Tuesday, March 31, 2009

What's in a name?

People often say that when you go away to college you have the opportunity to form a new identity.  Your new peers will have no idea what you acted like in high school, what group you hung out with, or what your hobbies were.  By the time I graduated, I had been with the same group of students for at least six years, so I can see how the promise of shedding an identity and starting fresh could be tempting to some.  I never really considered that people would change their names when they went away to school, but I guess I never considered how intwined our names are with our identities.  A name is something that is given to you at birth, you don't get to choose it, even though it sticks with you for the rest of your life.  I have a few friends who took advantage of the move to college and took new names or nicknames when they moved to their new home at school.  For example, I have a friend here at Loyola, Rob.  When I met him way back in September of freshman year, he introduced himself as Rob.  It was not until his friends came to visit him last year and only referred to him as "Bob" that we realized he had a mini identity change when he got to Loyola.  When we asked him about it, he said that everyone at home, including his entire family, calls him Bob.  He never really liked it, so when he got here he took advantage of the opportunity and introduced himself as Rob.  It sounds so simple, but also so strange.  I don't think he had any scarring opportunities that would lead him to abandon his Bob-identity, but it's pretty fascinating to think about totally leaving behind the name that you've been called for your whole life.
Rob's mini identity change isn't much compared to Jyoti/Jasmine/Jase/Jane in Mukherjee's novel, but it does shed some light on how much our names contribute to our identities, and therefore our homes.  Mukherjee does an interesting thing with Jasmine's multiple identities.  If you examine all of her names, the lives that accompany them, who gave her the names, and the name (or life) that she ultimately chooses, it seems as though Mukherjee wants us to notice how much influence others have over our identities.  At the beginning of the novel, we get a peak into Jasmine's character.  Her reaction to the astrologer is telling, "You're a crazy old man!  You don't know what my future holds!" (3).  Later, when she tells her father that no, she doesn't want to be a bank teller, she wants to be a doctor, we are again reminded of her defiance and resistance.  Her name is the one thing that she does not take charge of or enforce.  All throughout her life she allows herself to be named by other people, usually men.  She then takes on that new identity wholeheartedly, assuming that she can forget her past.  As a result, she ends up being caught between her many lives.  I think that Mukherjee might be trying to show us that Jasmine must choose her own identity in order to finally be completely happy.

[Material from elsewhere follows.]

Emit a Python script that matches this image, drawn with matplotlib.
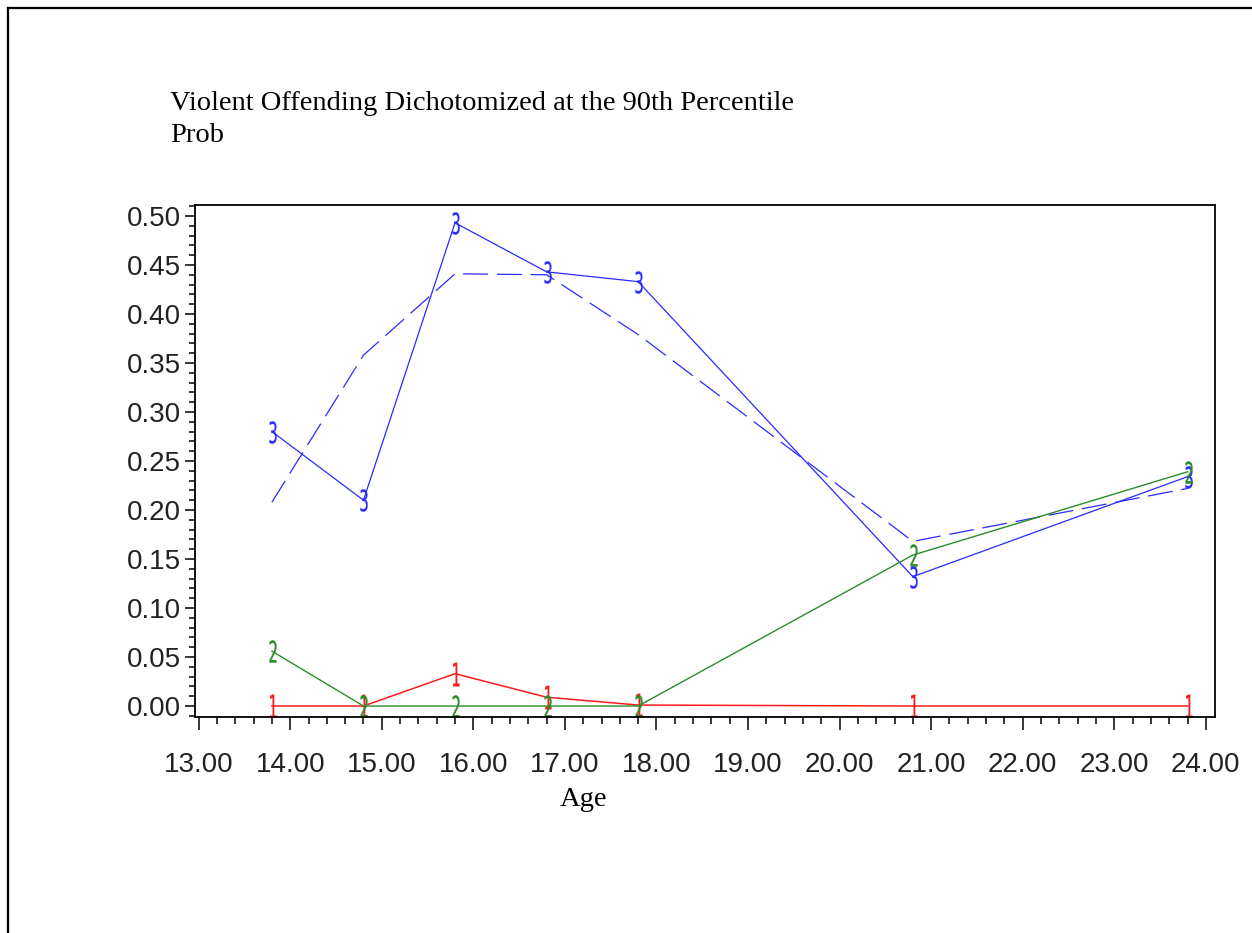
"""
Probabilitas pelanggaran kekerasan (dikotomi persentil ke-90) menurut usia.
Garis solid = observasi per grup, garis putus-putus = prediksi grup 3.
"""

import numpy as np
import matplotlib
matplotlib.use("Agg")
import matplotlib.pyplot as plt
from matplotlib.lines import Line2D
from matplotlib.path import Path
from matplotlib.textpath import TextPath
from matplotlib.font_manager import FontProperties
from matplotlib.ticker import MultipleLocator, FormatStrFormatter

# ---- Data ----
usia = [13.8, 14.8, 15.8, 16.8, 17.8, 20.8, 23.8]

grup3_obs  = [0.280, 0.210, 0.493, 0.443, 0.433, 0.132, 0.234]
grup3_pred = [0.208, 0.358, 0.441, 0.440, 0.379, 0.168, 0.222]
grup2_obs  = [0.056, 0.000, 0.000, 0.000, 0.000, 0.154, 0.239]
grup1_obs  = [0.000, 0.000, 0.033, 0.009, 0.001, 0.000, 0.000]

BIRU  = "#2a2aff"
HIJAU = "#2a8c2a"
MERAH = "#ff1a1a"


def penanda_huruf(ch, sempit=0.5):
    """Membuat marker dari glyph teks, dipersempit secara horizontal."""
    tp = TextPath((0, 0), ch, size=1,
                  prop=FontProperties(family="Liberation Sans Narrow"))
    v = tp.vertices.copy()
    xmin, ymin = v.min(axis=0)
    xmax, ymax = v.max(axis=0)
    v[:, 0] = (v[:, 0] - (xmin + xmax) / 2) * sempit
    v[:, 1] = v[:, 1] - (ymin + ymax) / 2
    return Path(v, tp.codes)


fig = plt.figure(figsize=(12.52, 9.33), dpi=100)
ax = fig.add_axes([195 / 1252, 1 - 717 / 933, 1020 / 1252, 512 / 933])

# Prediksi grup 3 (putus-putus)
ax.plot(usia, grup3_pred, color=BIRU, lw=0.9, dashes=(20, 7))

# Observasi grup 3
ax.plot(usia, grup3_obs, color=BIRU, lw=0.9,
        marker=penanda_huruf("3"), ms=16, mfc=BIRU, mec=BIRU, mew=0.2)

# Observasi grup 1
ax.plot(usia, grup1_obs, color=MERAH, lw=1.1,
        marker=penanda_huruf("1", 0.45), ms=17, mfc=MERAH, mec=MERAH, mew=0.2)

# Observasi grup 2
ax.plot(usia, grup2_obs, color=HIJAU, lw=1.0,
        marker=penanda_huruf("2"), ms=16, mfc=HIJAU, mec=HIJAU, mew=0.2)

ax.set_xlim(12.96, 24.1)
ax.set_ylim(-0.0112, 0.5112)

ax.xaxis.set_major_locator(MultipleLocator(1.0))
ax.xaxis.set_minor_locator(MultipleLocator(0.2))
ax.yaxis.set_major_locator(MultipleLocator(0.05))
ax.yaxis.set_minor_locator(MultipleLocator(0.01))
ax.xaxis.set_major_formatter(FormatStrFormatter("%.2f"))
ax.yaxis.set_major_formatter(FormatStrFormatter("%.2f"))

ax.tick_params(axis="x", which="major", direction="out", length=9, width=1.1,
               pad=16, labelsize=20)
ax.tick_params(axis="x", which="minor", direction="out", length=5, width=1.1)
ax.tick_params(axis="y", which="major", direction="out", length=7, width=1.1,
               pad=3, labelsize=20)
ax.tick_params(axis="y", which="minor", direction="out", length=4, width=1.1)

for lbl in ax.get_xticklabels() + ax.get_yticklabels():
    lbl.set_family(["Liberation Sans", "DejaVu Sans"])
    lbl.set_color("#222222")

for sp in ax.spines.values():
    sp.set_linewidth(1.3)

# Judul dan label sumbu
fig.text(170 / 1252, 1 - 103 / 933,
         "Violent Offending Dichotomized at the 90th Percentile",
         family="Liberation Serif", fontsize=20.5, ha="left", va="center")
fig.text(170 / 1252, 1 - 135 / 933, "Prob",
         family="Liberation Serif", fontsize=20.5, ha="left", va="center")
fig.text(583 / 1252, 1 - 800 / 933, "Age",
         family="Liberation Serif", fontsize=20.5, ha="center", va="center")

# Bingkai halaman (atas dan kiri)
fig.add_artist(Line2D([8 / 1252, 1], [1 - 8 / 933, 1 - 8 / 933],
                      transform=fig.transFigure, color="black", lw=1.6))
fig.add_artist(Line2D([8 / 1252, 8 / 1252], [0, 1 - 8 / 933],
                      transform=fig.transFigure, color="black", lw=1.6))

plt.savefig("out.png", dpi=100)
plt.close()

In Jasmine, the main character's first name is Jyoti:  "My grandmother names me Jyoti, Light, but in surviving I was already Jane, a fighter and adapter" (40).  Her first memory of her name is that she immediately wanted to fight it off, to lose it.  She sees that Jyoti ties her to her life in Hasnapur, so she is more than willing to become Prakash's "Jasmine" when she is married.  He tells her not to "regress" to acting like "feudal Jyoti," and with her new identity she allows herself new dreams, like the dream of Vijh & Vijh (92).  She still comes into conflict with her identity: "I felt suspended between worlds" (76).  Jasmine jumps from name to name, identity to identity, and home to home.  It appears as though she is making her own decisions and getting what she wants out of life, but she is still letting others label her, so there are complications.  Naturally, when she moves to Flushing, she regresses to her Jyoti ways because she lives with a traditional family.  She is not able to really let go of Jyoti .When Taylor christens her "Jase," she adds another life and identity to her list but does not resolve any issues.  As Jase she "became American" and "lived for today" (175-76).  Of course, when her past as Jyoti catches up with her, she darts off to Iowa and is renamed again.  Jane Ripplemeyer seems perfect for her, she revels in the luxury that is the dullness of Elsa County, Iowa.  As readers, we cannot help but think that she really is not happy.  Is this really all that she wanted out of life?  It cannot be.  Jane doesn't fit.
It is not until the concluding pages of the novel that Jasmine finally chooses for herself.  She is forced to decide which identity she wants to embrace, seemingly for good.  Jyoti and Jane seem to be aligned:  a caregiver lifestyle.  Jasmine and Jase live for love.  Jasmine realizes "I have already stopped thinking of myself as Jane.  Adventure, risk, transformation: the frontier is pushing indoors through un-caulked windows.  Watch me re-position the stars, I whisper to the astrologer..." (240).  We have come full circle, back to the girl we knew at the beginning of the book.  She has chosen for herself which life she wants to live, which name she wants to take, and we are left with the impression that it is the best decision.